I also liked ‘Gods in Exile’ by Heinrich Heine, for showing a different perspective on what Greek gods might be doing today and ‘The Earthquake in Chile’ by Heinrich von Kleist, for its depiction on how big events which bring misery to everyone can bring happiness to a family. I liked ‘The Dead are Silent’ by Arthur Schnitzler – isn’t that such an amazing title –  because it was very poignant and it asked some difficult questions on life and ‘Kong on the Seaside’ by Arnold Zweig for asking a different set of difficult questions in a few pages. ‘Moonbeam Alley’ by Stefan Zweig was wonderful because of its depiction of the cruelties in everyday life. All of these will be a close second favourite for me.
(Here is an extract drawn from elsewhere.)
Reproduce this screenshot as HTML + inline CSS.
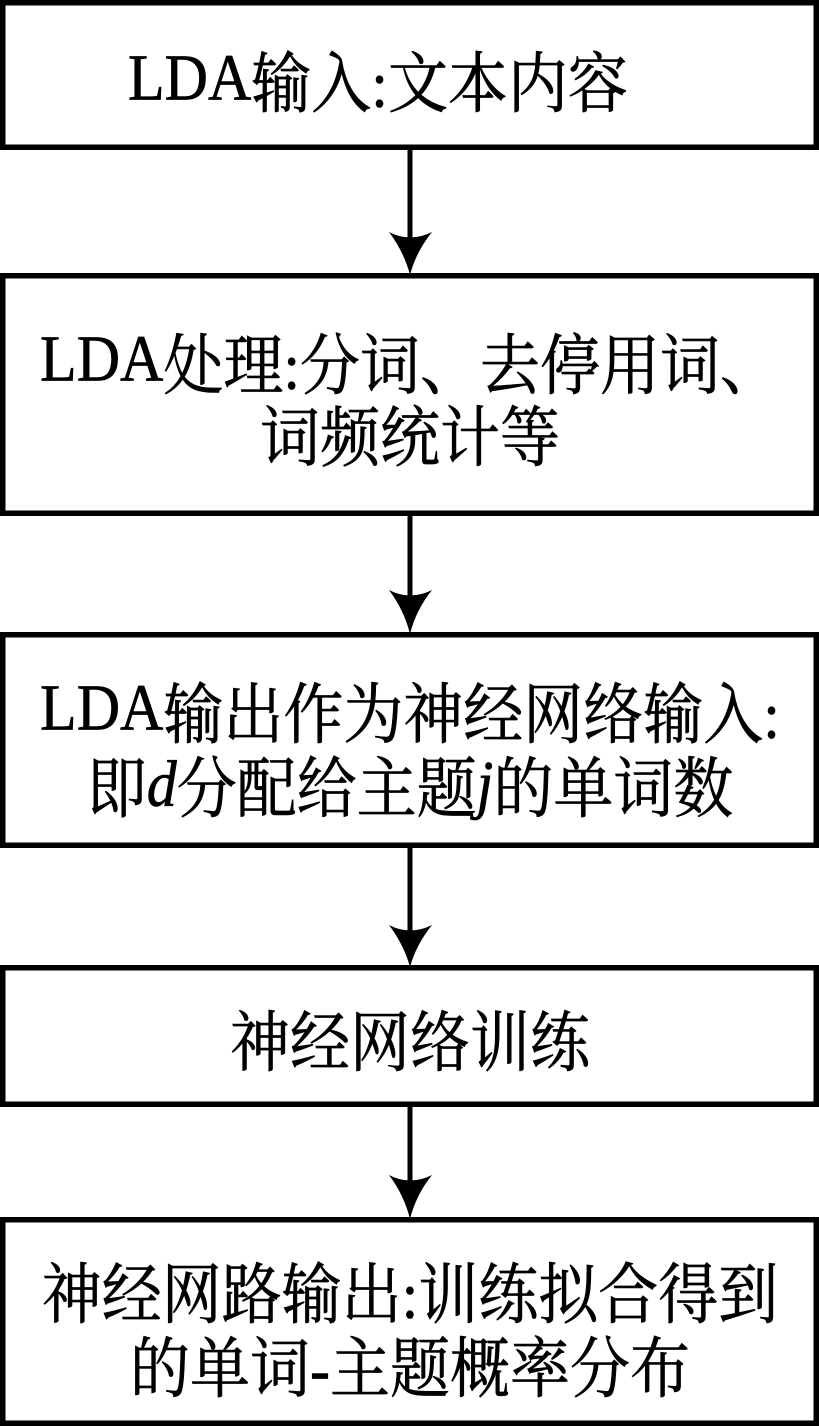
<!DOCTYPE html>
<html>
<head>
<meta charset="utf-8">
<style>
  html, body { margin: 0; padding: 0; background: #fff; }
  body { width: 819px; height: 1426px; overflow: hidden; }
  svg { display: block; }
  text { font-family: "Liberation Serif", "Noto Serif CJK SC", serif; font-size: 60px; fill: #000; stroke: #000; stroke-width: 0.6px; }
</style>
</head>
<body>
<svg width="819" height="1426" viewBox="0 0 819 1426" xmlns="http://www.w3.org/2000/svg">
  <rect x="0" y="0" width="819" height="1426" fill="#fff"/>

  <!-- Boxes -->
  <g fill="none" stroke="#000" stroke-width="5.5">
    <rect x="2.75" y="2.75" width="813.5" height="144.5"/>
    <rect x="2.75" y="275.75" width="813.5" height="237.5"/>
    <rect x="2.75" y="634.75" width="813.5" height="210.5"/>
    <rect x="2.75" y="967.75" width="813.5" height="136.5"/>
    <rect x="2.75" y="1219.75" width="813.5" height="203.5"/>
  </g>

  <!-- Connectors -->
  <g stroke="#000" stroke-width="5">
    <line x1="410" y1="150" x2="410" y2="240"/>
    <line x1="410" y1="516" x2="410" y2="598"/>
    <line x1="410" y1="848" x2="410" y2="933"/>
    <line x1="410" y1="1107" x2="410" y2="1183"/>
  </g>
  <g fill="#000">
    <path d="M389,232 Q410,243 432,232 Q416,252 410,275 Q404,252 389,232 Z"/>
    <path d="M389,590 Q410,601 432,590 Q416,610 410,634 Q404,610 389,590 Z"/>
    <path d="M389,925 Q410,936 432,925 Q416,945 410,967 Q404,945 389,925 Z"/>
    <path d="M389,1175 Q410,1186 432,1175 Q416,1195 410,1219 Q404,1195 389,1175 Z"/>
  </g>

  <!-- Box 1 -->
  <g transform="translate(0,81) scale(1,1.1) translate(0,-81)">
    <text x="128" y="104"><tspan dy="-6">LDA</tspan><tspan dy="6">输入</tspan>:文本内容</text>
  </g>

  <!-- Box 2 -->
  <g transform="translate(0,363) scale(1,1.1) translate(0,-363)">
    <text x="410" y="386" text-anchor="middle"><tspan dy="-7">LDA</tspan><tspan dy="7">处理</tspan>:分词、去停用词、</text>
  </g>
  <g transform="translate(0,435) scale(1,1.1) translate(0,-435)">
    <text x="410" y="458" text-anchor="middle">词频统计等</text>
  </g>

  <!-- Box 3 -->
  <g transform="translate(0,712) scale(1,1.1) translate(0,-712)">
    <text x="410" y="735" text-anchor="middle"><tspan dy="-7">LDA</tspan><tspan dy="7">输出作为神经网络输入</tspan>:</text>
  </g>
  <g transform="translate(0,786) scale(1,1.1) translate(0,-786)">
    <text x="410" y="809" text-anchor="middle">即<tspan font-style="italic" dy="-5">d</tspan><tspan dy="5">分配给主题</tspan><tspan font-style="italic" dy="-5">j</tspan><tspan dy="5">的单词数</tspan></text>
  </g>

  <!-- Box 4 -->
  <g transform="translate(0,1040) scale(1,1.1) translate(0,-1040)">
    <text x="410" y="1063" text-anchor="middle">神经网络训练</text>
  </g>

  <!-- Box 5 -->
  <g transform="translate(0,1292) scale(1,1.1) translate(0,-1292)">
    <text x="410" y="1315" text-anchor="middle">神经网路输出:训练拟合得到</text>
  </g>
  <g transform="translate(0,1366) scale(1,1.1) translate(0,-1366)">
    <text x="410" y="1389" text-anchor="middle">的单词-主题概率分布</text>
  </g>
</svg>
</body>
</html>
I somehow never got along with Thomas Mann. His ‘Death in Venice’ was quite difficult to read as I found it quite ponderous most of the time and I had to plod along for a long while with a lot of determination to finish the story. At around eighty-odd pages, it was the longest of all the stories I read, and it was also quite difficult to read. Interestingly for a story which I found tough to read, there were a lot of beautiful passages strewn throughout the story like beautiful pearls. Like this :


The horizon was unbroken. The sea, empty, like an enormous disk, lay stretched under the curve of the sky. But in empty inarticulate space our senses lose also the dimensions of time, and we slip into the incommensurate.


And this :


The experiences of a man who lives alone and in silence are both vaguer and more penetrating than those of people in society; his thoughts are heavier, more odd, and touched always with melancholy. Images and observations which could easily be disposed of by a glance, a smile, an exchange of opinion, will occupy him unbearably, sink deep into the silence, become full of meaning, become life, adventure, emotion. Loneliness ripens the eccentric, the daringly and estrangingly beautiful, the poetic. But loneliness also ripens the perverse, the disproportionate, the absurd, and the illicit.
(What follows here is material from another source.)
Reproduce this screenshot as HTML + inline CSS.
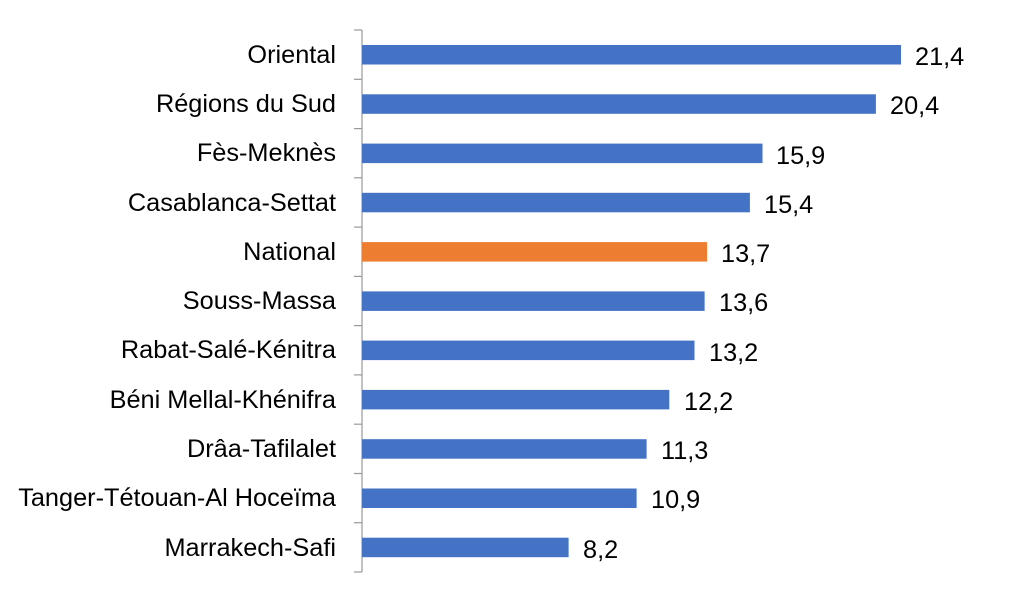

The story probably caused some controversy when it was published because of its homoerotic content. When I started reading Thomas Mann’s ‘Disorder and Early Sorrow’, I started thinking ‘Oh no, not again’, because in the story of around 24 pages, nothing much had happened till around 20 pages – in some ways it was similar to ‘Death in Venice’. But then things changed in the last four pages where Mann depicted the first stirrings of love and the first pangs of love-pain in the heart of a young girl, beautifully and skillfully. Those four pages warmed my heart towards him. I don’t think I love Mann yet, but I wouldn’t mind exploring some of his shorter work.


On Kafka – I think he is not for me. I read a graphic novel version of ‘The Metamorphosis’ a few years back and I liked it. I found it dark and strange and powerful. But the two short stories I read here were too strange – especially ‘A Country Doctor’ which I couldn’t understand or interpret and it was too fantastic without any clear demarcation between the events which were happening in the story and the leading character’s imaginary fantasies. ‘The Married Couple’ was a little bit better, because it was more realistic and was a short story in the classic sense. Maybe certain kinds of Kafka stories will appeal to me, but I don’t think he will become one of my favourite writers.


I want to explore more works of Theodor Storm, Rainer Maria Rilke, Heinrich von Kleist, Stefan Zweig, Arthur Schnitzler and Arthur Koestler.


Have you read any of the above stories or books by any of the above writers? What do you think about them?